We simply have not seen anything like Fresh Off The Boat in more than two decades. (The last one worth mentioning was the minuscule mid-1970s five-episode run of Mr. T and Tina, which was more pioneering in spirit—see its theme song below). But Fresh Off The Boat feels very much, and very sadly, like going from zero to 100 too quickly, and that’s a difficult thing to try in the slow-changing metier of network TV, in a genre that feeds off familiarity.

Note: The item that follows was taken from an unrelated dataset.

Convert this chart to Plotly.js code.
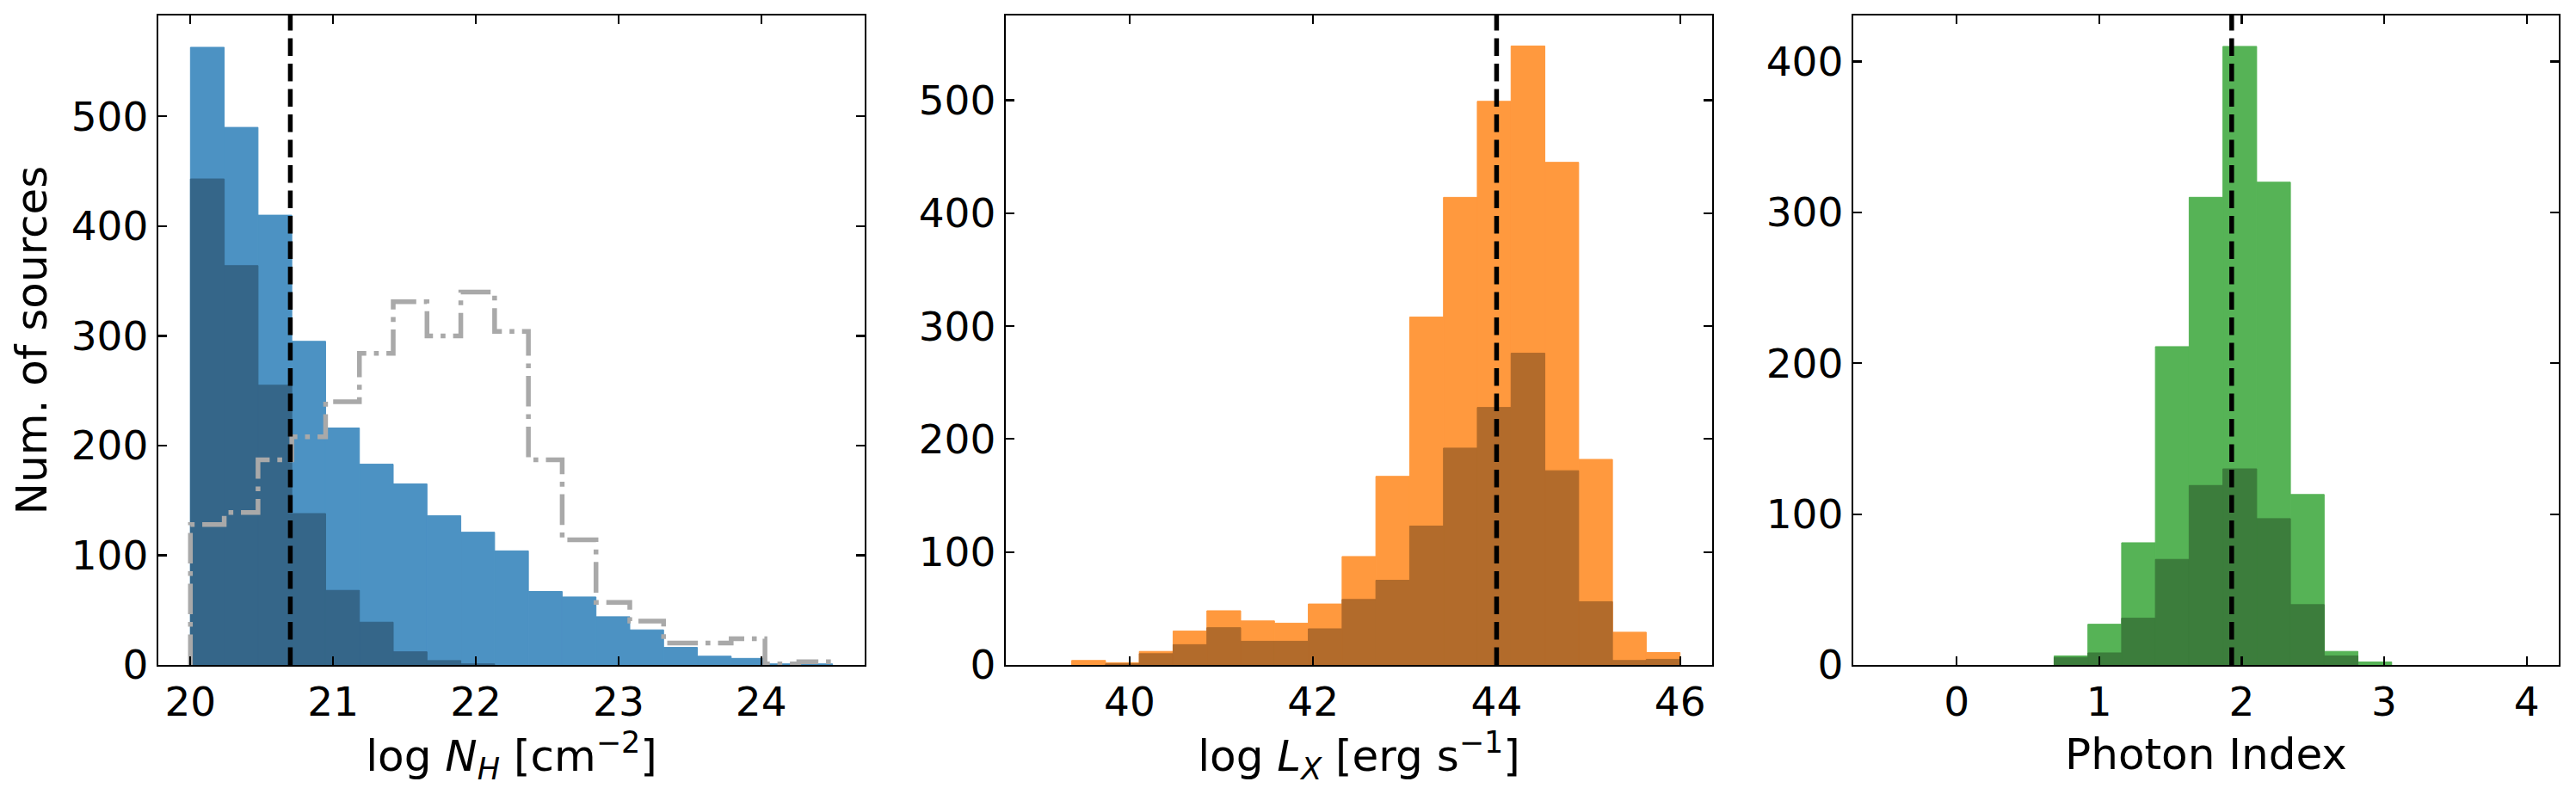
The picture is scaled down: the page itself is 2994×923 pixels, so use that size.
<!DOCTYPE html>
<html><head><meta charset="utf-8">
<script src="https://cdn.plot.ly/plotly-3.0.1.min.js"></script>
<style>html,body{margin:0;padding:0;background:#fff}</style>
</head><body><div id="chart" style="width:2994px;height:923px"></div>
<script>
// ---- data ----
const nBins = 19;
const nhBinRange = [20, 24.5];
const lxBinRange = [39, 46];
const gBinRange = [-0.5, 4];

// log N_H histogram: full sample, sub-sample, comparison (step)
const nhAll = [563, 490, 410, 295, 216, 183, 165, 136, 121, 104, 67, 62, 44, 32, 16, 8, 6, 1, 1];
const nhSub = [443, 364, 255, 138, 68, 39, 12, 4, 1, 0, 0, 0, 0, 0, 0, 0, 0, 0, 0];
const nhRef = [128, 139, 187, 208, 240, 284, 331, 300, 340, 304, 187, 114, 57, 40, 20, 20, 24, 1, 3];

// log L_X histogram
const lxAll = [0, 4, 2, 12, 30, 48, 39, 37, 54, 96, 167, 308, 414, 499, 548, 445, 182, 29, 11];
const lxSub = [0, 0, 1, 10, 18, 33, 21, 21, 32, 58, 75, 123, 192, 228, 276, 172, 56, 4, 5];

// Photon index histogram
const gAll = [0, 0, 0, 0, 0, 6, 27, 81, 211, 310, 410, 320, 113, 9, 2, 0, 0, 0, 0];
const gSub = [0, 0, 0, 0, 0, 5, 8, 31, 70, 119, 130, 97, 40, 6, 0, 0, 0, 0, 0];

// medians (dashed lines)
const nhMedian = 20.7;
const lxMedian = 44.0;
const gMedian = 1.93;

// axis titles
const xTitles = ['log <i>N</i><sub><i>H</i></sub> [cm<sup>−2</sup>]', 'log <i>L</i><sub><i>X</i></sub> [erg s<sup>−1</sup>]', 'Photon Index'];
const yTitle = 'Num. of sources';

// ---- helpers ----
function centers(range, n) {
  const w = (range[1] - range[0]) / n;
  return Array.from({length: n}, (_, i) => range[0] + (i + 0.5) * w);
}
function edges(range, n) {
  const w = (range[1] - range[0]) / n;
  return Array.from({length: n + 1}, (_, i) => range[0] + i * w);
}
function barTrace(range, counts, color, xa, ya) {
  const w = (range[1] - range[0]) / nBins;
  return {
    type: 'bar', x: centers(range, nBins), y: counts.map(v => (v > 0 ? v : null)), width: w,
    marker: {color: color, line: {width: 1, color: color}},
    xaxis: xa, yaxis: ya, hoverinfo: 'x+y', showlegend: false
  };
}
function stepTrace(range, counts, xa, ya) {
  const e = edges(range, nBins);
  const xs = [e[0]].concat(e.slice(0, nBins)).concat([e[nBins]]);
  const ys = [0].concat(counts).concat([0]);
  return {
    type: 'scatter', mode: 'lines', x: xs, y: ys,
    line: {shape: 'hv', color: '#a9a9a9', width: 5.5, dash: '35.6px,8.9px,5.6px,8.9px'},
    xaxis: xa, yaxis: ya, hoverinfo: 'skip', showlegend: false
  };
}

const blueL = 'rgb(76,146,195)', blueD = 'rgb(53,102,137)';
const orL = 'rgb(255,153,62)', orD = 'rgb(178,107,43)';
const grL = 'rgb(86,179,86)', grD = 'rgb(60,125,60)';

const traces = [
  barTrace(nhBinRange, nhAll, blueL, 'x', 'y'),
  barTrace(nhBinRange, nhSub, blueD, 'x', 'y'),
  stepTrace(nhBinRange, nhRef, 'x', 'y'),
  barTrace(lxBinRange, lxAll, orL, 'x2', 'y2'),
  barTrace(lxBinRange, lxSub, orD, 'x2', 'y2'),
  barTrace(gBinRange, gAll, grL, 'x3', 'y3'),
  barTrace(gBinRange, gSub, grD, 'x3', 'y3')
];

const W = 2994;
const common = {
  ticks: 'inside', ticklen: 10, tickwidth: 2.2, tickcolor: '#000',
  showline: true, linewidth: 2.2, linecolor: '#000', mirror: 'ticks',
  showgrid: false, zeroline: false, tickfont: {size: 47, color: '#000'},
  tickmode: 'linear', automargin: false
};
function xax(dom, range, tick0, dtick, title, anchor) {
  return Object.assign({}, common, {
    domain: dom, range: range, tick0: tick0, dtick: dtick, anchor: anchor,
    title: {text: title, font: {size: 50, color: '#000'}, standoff: 18}
  });
}
function yax(range, anchor, title) {
  const o = Object.assign({}, common, {range: range, tick0: 0, dtick: 100, anchor: anchor});
  if (title) o.title = {text: title, font: {size: 50, color: '#000'}, standoff: 12};
  return o;
}
const L = 184, R = 20;
const pw = W - L - R;
const dom = (a, b) => [(a - L) / pw, (b - L) / pw];
const medLine = {color: '#000', width: 5.5, dash: '20.6px,8.9px'};

const layout = {
  width: W, height: 923,
  margin: {l: L, r: R, t: 18, b: 150},
  paper_bgcolor: '#fff', plot_bgcolor: '#fff',
  font: {family: 'DejaVu Sans', color: '#000'},
  barmode: 'overlay', showlegend: false,
  xaxis: xax(dom(184, 1005), [19.775, 24.725], 20, 1, xTitles[0], 'y'),
  yaxis: yax([0, 592], 'x', yTitle),
  xaxis2: xax(dom(1169, 1990), [38.65, 46.35], 40, 2, xTitles[1], 'y2'),
  yaxis2: yax([0, 575], 'x2'),
  xaxis3: xax(dom(2154, 2974), [-0.725, 4.225], 0, 1, xTitles[2], 'y3'),
  yaxis3: yax([0, 430.5], 'x3'),
  shapes: [
    {type: 'line', xref: 'x', yref: 'y domain', x0: nhMedian, x1: nhMedian, y0: 0, y1: 1, line: medLine},
    {type: 'line', xref: 'x2', yref: 'y2 domain', x0: lxMedian, x1: lxMedian, y0: 0, y1: 1, line: medLine},
    {type: 'line', xref: 'x3', yref: 'y3 domain', x0: gMedian, x1: gMedian, y0: 0, y1: 1, line: medLine}
  ]
};

Plotly.newPlot('chart', traces, layout, {staticPlot: true, displayModeBar: false});
</script></body></html>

Progress moves more slowly. Which is why there is valour in the much-mocked upcoming Nickelodeon show Make It Pop, a Nick Cannon-produced children’s series about a group of Korean youths who want to be a K-pop band. It’s earned flak for its origin story—what does Nick Cannon know about Korean pop? But there is value to greasing the wheels of future shows, making it easier to try new things. That’s especially true because The Drop is a kids’ show; to see oneself in pop culture has always been to visualize possibility and to see what one can be, and that’s most important to gestate in children. Jane the Virgin‘s Rodriguez said as much in her Golden Globes acceptance speech: “This award is so much more than myself; it represents a culture that wants to see themselves as heroes.” Or just ask actor Will Yun Lee, about seeing Asian hero Bruce Lee: “I just felt proud to be Asian because I saw somebody up there on the screen doing what he did.” It’s as simple as that: pop culture representation can create possibility. There simply hasn’t been enough for Asians.
There’s no question that Fresh Off The Boat needs to exist. It shouldn’t flatten itself out to appeal to mainstream audiences, a conversation that has dominated the dialogue over this show ever since Eddie Huang penned a long essay for New York Magazine about his struggle with the “Americanization” of his own life story. But that conversation, and the one about whether or not a Persian showrunner is the right fit for a pioneering Chinese show, are both missing the trees for the forest, picking apart a tiny problem compared to the big-picture issue of whether or not people are ready.
It seems clear that people are not. The idea of watching an Asian family still isn’t in the warp and weft of our popular culture yet. One day, it will be, and Fresh Off the Boat is a big step. But the pioneers rarely get the credit—or the immediate success. That’s the show’s only failure, and it’s not its own. Will it be a fatal one?
A previous version of this story suggested that John Cho was Chinese. He is Korean.